▶ **REQUIREMENTS**
Keep only the lines of the listing that include the word "chart", and copy them.

---+---

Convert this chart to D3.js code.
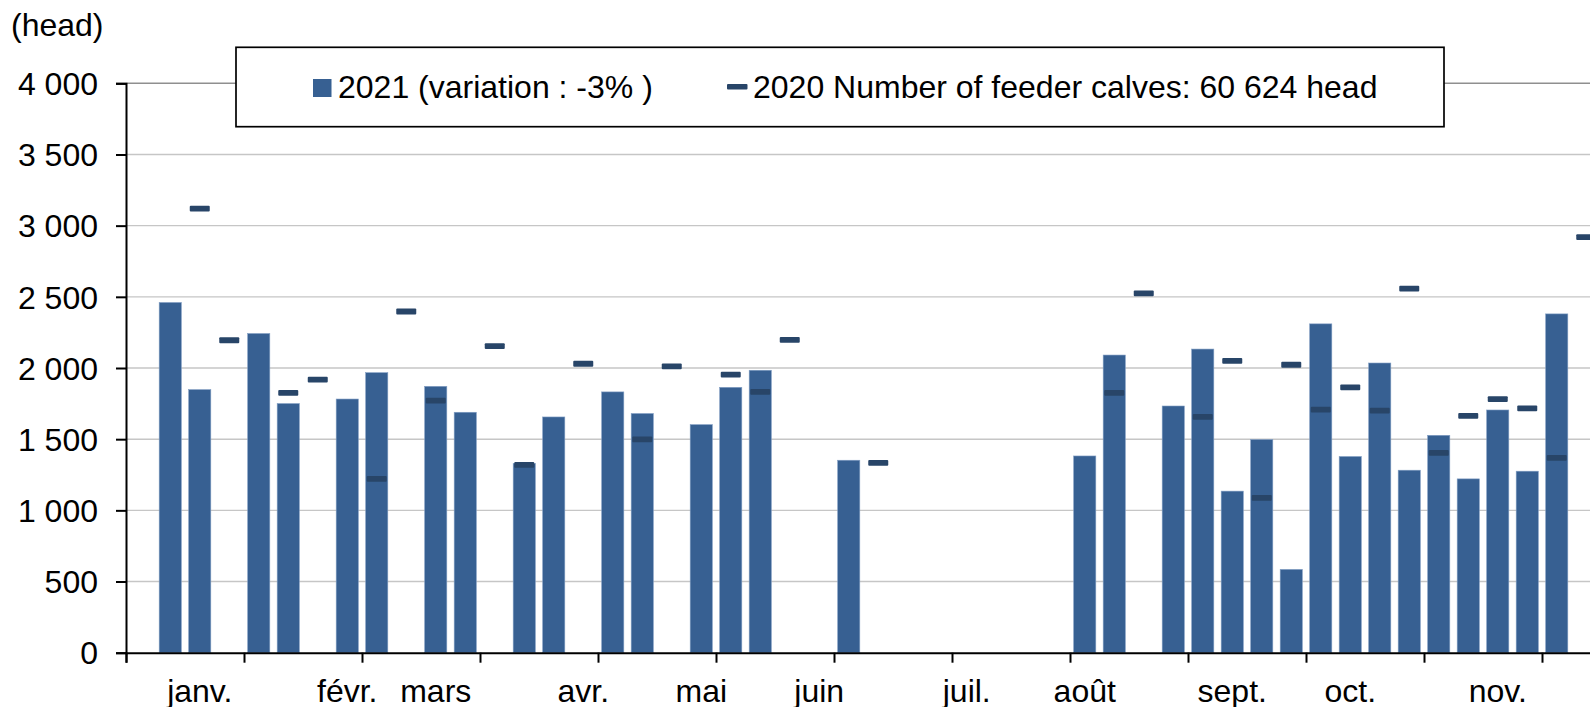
<!DOCTYPE html>
<html>
<head>
<meta charset="utf-8">
<script src="https://d3js.org/d3.v7.min.js"></script>
<style>
  html, body { margin: 0; padding: 0; background: #fff; overflow: hidden; }
  svg { display: block; font-family: "Liberation Sans", Arial, sans-serif; }
</style>
</head>
<body>
<div id="chart"></div>
<script>
// weekly slots (index 0..51), month name on the first week of each month
const weeks = d3.range(52);
const monthWeeks = [2, 7, 10, 15, 19, 23, 28, 32, 37, 41, 46];
const monthLabels = ["janv.", "févr.", "mars", "avr.", "mai", "juin", "juil.", "août", "sept.", "oct.", "nov."];

// 2021 weekly heads (bars)
const weeks2021 = [1, 2, 4, 5, 7, 8, 10, 11, 13, 14, 16, 17, 19, 20, 21, 24,
                   32, 33, 35, 36, 37, 38, 39, 40, 41, 42, 43, 44, 45, 46, 47, 48];
const values2021 = [2460, 1848, 2242, 1750, 1782, 1967, 1871, 1689, 1330, 1656, 1832, 1680, 1602, 1864, 1984, 1352,
                    1382, 2091, 1733, 2133, 1135, 1497, 585, 2310, 1378, 2035, 1282, 1527, 1221, 1705, 1275, 2380];

// 2020 weekly heads (dash markers)
const weeks2020 = [2, 3, 5, 6, 8, 9, 10, 12, 13, 15, 17, 18, 20, 21, 22, 25,
                   33, 34, 36, 37, 38, 39, 40, 41, 42, 43, 44, 45, 46, 47, 48, 49];
const values2020 = [3120, 2195, 1825, 1918, 1221, 2397, 1771, 2153, 1320, 2030, 1499, 2012, 1953, 1832, 2197, 1333,
                    1825, 2524, 1656, 2050, 1088, 2023, 1708, 1864, 1701, 2557, 1404, 1663, 1782, 1717, 1368, 2920];

const yTicks = [0, 500, 1000, 1500, 2000, 2500, 3000, 3500, 4000];
const legend2021 = "2021 (variation : -3% )";
const legend2020 = "2020 Number of feeder calves: 60 624 head";
const unitLabel = "(head)";

const width = 1590, height = 707;
const left = 126, slot = 29.5;
const y0 = 652.7, yTop = 83.3;
const fontSize = 32;
const barColor = "#376092", markColor = "#284568";

const svg = d3.select("#chart").append("svg")
    .attr("width", width)
    .attr("height", height);

const x = d3.scaleBand()
    .domain(weeks)
    .range([left, left + weeks.length * slot])
    .paddingInner(0.25)
    .paddingOuter(0.125);

const xEdge = d3.scaleLinear()
    .domain([0, weeks.length])
    .range([left, left + weeks.length * slot]);

const y = d3.scaleLinear()
    .domain([0, 4000])
    .range([y0, yTop]);

const fmt = d3.formatLocale({decimal: ",", thousands: " ", grouping: [3], currency: ["", ""]}).format(",");

// gridlines
svg.append("g")
    .selectAll("line")
    .data(yTicks.filter(d => d > 0))
    .join("line")
    .attr("x1", left).attr("x2", width + 100)
    .attr("y1", d => y(d)).attr("y2", d => y(d))
    .attr("stroke", d => d === 4000 ? "#8f8f8f" : "#c6c6c6")
    .attr("stroke-width", 1.4);

// bars 2021
svg.append("g")
    .selectAll("rect")
    .data(weeks2021.map((w, i) => ({w, v: values2021[i]})))
    .join("rect")
    .attr("x", d => x(d.w))
    .attr("y", d => y(d.v))
    .attr("width", x.bandwidth())
    .attr("height", d => y(0) - y(d.v))
    .attr("fill", barColor)
    .attr("stroke", "#7f9cc2")
    .attr("stroke-width", 0.6);

// markers 2020
svg.append("g")
    .selectAll("rect")
    .data(weeks2020.map((w, i) => ({w, v: values2020[i]})))
    .join("rect")
    .attr("x", d => x(d.w) + x.bandwidth() / 2 - 10)
    .attr("y", d => y(d.v) - 2.9)
    .attr("width", 20)
    .attr("height", 5.8)
    .attr("rx", 1)
    .attr("fill", markColor);

// y axis
const yAxis = svg.append("g")
    .attr("transform", `translate(${left},0)`)
    .call(d3.axisLeft(y).tickValues(yTicks).tickSize(10).tickPadding(18).tickFormat(fmt));
yAxis.select(".domain").attr("stroke", "#000").attr("stroke-width", 2);
yAxis.selectAll(".tick line").attr("stroke", "#000").attr("stroke-width", 2);
yAxis.selectAll(".tick text")
    .attr("font-size", fontSize)
    .attr("font-family", "Liberation Sans, Arial, sans-serif")
    .attr("fill", "#000")
    .attr("dy", "0.35em");

// x axis ticks every 4 weeks
const xAxis = svg.append("g")
    .attr("transform", `translate(0,${y0})`)
    .call(d3.axisBottom(xEdge).tickValues(d3.range(0, weeks.length + 1, 4)).tickSize(10).tickFormat(""));
xAxis.select(".domain").attr("stroke", "#000").attr("stroke-width", 2);
xAxis.selectAll(".tick line").attr("stroke", "#000").attr("stroke-width", 2);

// month labels on week slots
svg.append("g")
    .selectAll("text")
    .data(monthWeeks.map((w, i) => ({w, t: monthLabels[i]})))
    .join("text")
    .attr("x", d => x(d.w) + x.bandwidth() / 2)
    .attr("y", 702)
    .attr("text-anchor", "middle")
    .attr("font-size", fontSize)
    .attr("fill", "#000")
    .text(d => d.t);

// unit label
svg.append("text")
    .attr("x", 11).attr("y", 36)
    .attr("font-size", fontSize)
    .attr("fill", "#000")
    .text(unitLabel);

// legend
const lg = svg.append("g");
lg.append("rect")
    .attr("x", 236).attr("y", 47.3)
    .attr("width", 1444 - 236).attr("height", 126.7 - 47.3)
    .attr("fill", "#fff")
    .attr("stroke", "#000")
    .attr("stroke-width", 1.7);
lg.append("rect")
    .attr("x", 313).attr("y", 79)
    .attr("width", 18.5).attr("height", 18)
    .attr("fill", barColor);
lg.append("text")
    .attr("x", 338).attr("y", 97.5)
    .attr("font-size", fontSize)
    .attr("fill", "#000")
    .text(legend2021);
lg.append("rect")
    .attr("x", 727).attr("y", 84)
    .attr("width", 20.5).attr("height", 5.4)
    .attr("rx", 1)
    .attr("fill", markColor);
lg.append("text")
    .attr("x", 753).attr("y", 97.5)
    .attr("font-size", fontSize)
    .attr("fill", "#000")
    .text(legend2020);
</script>
</body>
</html>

---+---

▶ **RESPONSE FOR THIS EXERCISE**
Convert this chart to D3.js code.
<div id="chart"></div>
const svg = d3.select("#chart").append("svg")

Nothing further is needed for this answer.